The Legislature amended Act 232, Sec. 23a, by 1979 PA 210, but made no change in Act 232, Sec. 23a(5). The manifest intent of amendatory 1979 PA 210 was to make Act 232, Sec. 23a, effective on April 1, 1980. 1979 PA 210, enacting Sec. 2. Amendatory 1979 PA 210 contains an enacting Sec. 4, which provides:

"Implementation of Act Nos. 81 and 89 of the Public Acts of 1979 shall not be effective in counties which refuse to provide probation support costs as required in those acts."

House Legislative Analysis, HB 5203, January 16, 1980, confirmed the legislative intent that "[i]mplementation of Public Acts 81 and 89 would not be effective in counties which refused to provide probation support costs."

In 1980 PA 40, Sec. 1, the Legislature appropriated $6,516,100.00 to the Department of Corrections for the assumption of county probation staff and grants to counties for probation services purposes as a supplemental appropriation for the fiscal year ending September 30, 1980.

By operation of Act 232, Sec. 23a(1), as amended by 1979 PA 210, a county probation employee electing to remain an employee of the county became a member of the classified state civil service on April 1, 1986.
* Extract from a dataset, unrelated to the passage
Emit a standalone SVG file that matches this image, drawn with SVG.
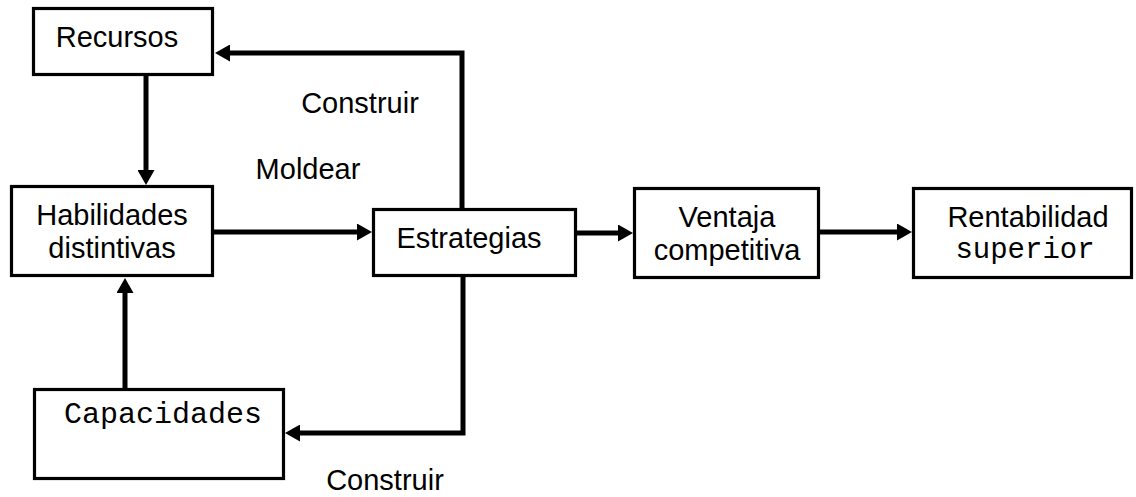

A review of the legislative history of 1979 PA 89, 1979 PA 210, and 1980 PA 40 compels the conclusion that while the state has relieved the counties of the duty to pay for the compensation of probation officers and personnel, it has done so on condition that counties continue to discharge their responsibility to provide, at county expense, for all rents, contractual services, supplies, materials, and equipment for probation officers serving in the county after April 1, 1986.

It is my opinion, in answer to your first question, that counties remain responsible for rent, contractual services, supplies, materials, and equipment costs supporting probation officers and personnel in the county.

Your second question is:

Are counties responsible for any increases in these costs arising from an increase in probation services staffing?

The continued obligation of counties to pay for all rents, contractual services, supplies, materials, and equipment costs for probation officers and personnel as provided in Act 232, Sec. 23a, has not been limited by the Legislature in any manner. Had the Legislature intended to put a cap on the amount of expenditure of counties for such support services, it could have readily done so.

Since the legal obligation to provide support services for probation officers and personnel was required by existing law long before the ratification of Const 1963, art 9, Sec. 29, that constitutional provision has no application to the continued provision by counties of rent, contractual services, supplies, materials, and equipment costs for probation officers and personnel, including any increases in costs arising from increased staffing in probation services in the county.

It is my opinion, in answer to your second question, that counties remain responsible for all rent, contractual services, supplies, material, and equipment costs, including increases in the cost thereof, arising from increases in staffing in county probation services.